David Sedaris: A Writer's Fairy Tale Life

Jan 9, 2011

(CBS) Author David Sedaris is a writer whose success story is one of the most unlikely you could imagine. CBS' Serena Altschul reports:


David Sedaris, playing to a standing room only crowd at New York's fabled Apollo Theater, is not a rock star, but don't tell that to his fans.

He's a writer who still can't quite believe his good fortune, despite nine million book sales that say: "Believe it."

"At last night's signing, I was approached by a young girl wearing the ugliest T-shirt I have ever seen. It was painted by a dolphin, the girl explained. I must have looked like that wasn't quite strange enough for me. 'A dolphin with scoliosis,' the girl's mother added," Sedaris said.

"The fact that I could make a career out of reading - I never allowed myself to dream that that would happen."

"Do you like to listen or read?" Serena Altschul asked a fan.

"I do both, listen and read. I wish he were my best friend."

His devoted readers wait for hours for a chance to share a story or joke with the guy who's been called the "prime candidate for funniest writer alive" by Greg Villepique of Salon.com.

Sedaris never complains that the lines are too long.

"I love getting attention, just like a child loves it, and it's never worn off. So when people say, oh the book signings go on. Why would I shoo away someone who's giving me attention? What part of standing in line for 10 hours to say how much they love you is bad to you?"

Sedaris was born in upstate New York, but grew up in Raleigh, North Carolina. He's the second of six children, all of whom - along with his mother Sharon and father Lou - figure prominently in his stories.

The quest for attention, and the love of storytelling, he says, began around the family table.

"All we ever wanted was to make our mother laugh, and she was generous with her laughter. She wasn't a fool, though. She would say, 'That went on way too long' or 'I've heard that before.' Even at the time, I remember thinking, 'I think this is different than other people's lives.' "

Which may help explain why younger sister Amy Sedaris also found fame with her quick wit and comic timing.

"It was a normal, simple, middle class upbringing?" Altschul asked. "And somehow you and Amy catapulted into the spotlight?"

"I think just because we were more ambitious, I think that had anyone else in my family wanted that, they could have had it as well," he said.

If young David had high ambitions, he kept them to himself.

He dropped out of college, twice.

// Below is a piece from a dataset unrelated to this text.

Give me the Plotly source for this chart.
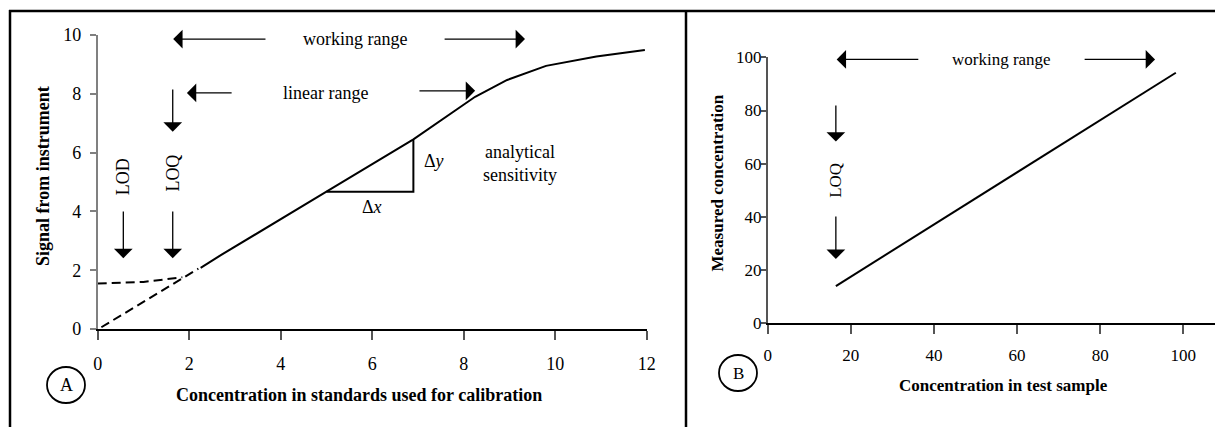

He did way too many drugs, and kept together with a series of low-paying jobs.

One of those jobs was as a Christmas elf at Macy's department store in New York City.

"I don't have any skills, and I'm small, so they hired me," he said.

That led to his story, "Santaland Diaries": "I wear green velvet knickers, a forest green velvet smock and a perky stocking cap decorating with spangles. This is my work uniform."

Every day, the 30-something Sedaris toiled in the service of Santa, and every night he would write in his diary about what happened.

"Can you close your eyes and make a wish? Everything these elves say seems to have an exclamation point at the end of it!"

Then one day, NPR's Ira Glass asked him to read one of his stories on the radio.

"That just changed everything overnight. It was like somebody came along with a wand and said, 'Here you go, here's everything you ever wanted!' " Sedaris said.

"He's been showered with accolades ever since, even invited to speak to Princeton's graduating class in 2006.

Today, Sedaris divides his time between France and England, and travels the world gathering material for his quizzical and slyly subversive stories.

His latest book is a collection of tales about animals. Kind of.

"The squirrel and the chipmunk had been dating for two weeks, when they ran out of things to talk about."

"They become just so human," Altshul said.

"If they were human, then I think, as a listener or a reader, you would think, 'I'm like that. I don't want to listen to that anymore.' But if it's a chipmunk, then you think, 'Oh, that's a story about a chipmunk,' then you're almost near the end and you think, 'Oh, that's about me.' "

"Would you have taken a job here in your early days, when you were cleaning houses and working as an elf?" Altshul asked Sedaris as the two were walking around New York's Central Park Zoo.

"I couldn't have played second fiddle to a sea lion as gracefully as the people who work here," Sedaris said. "Because here it's all about the sea lions. Where with me, it would be like, I eat fish too! I had fish just last night, it was great!"

Fodder, perhaps, for another story, somewhere down the line.

"Is it fair to say that you life story, it's a little bit of a fairy tale?" Altshul asked.

"Exactly," Sedaris said. "I mean, if mine isn't, I don't know whose is."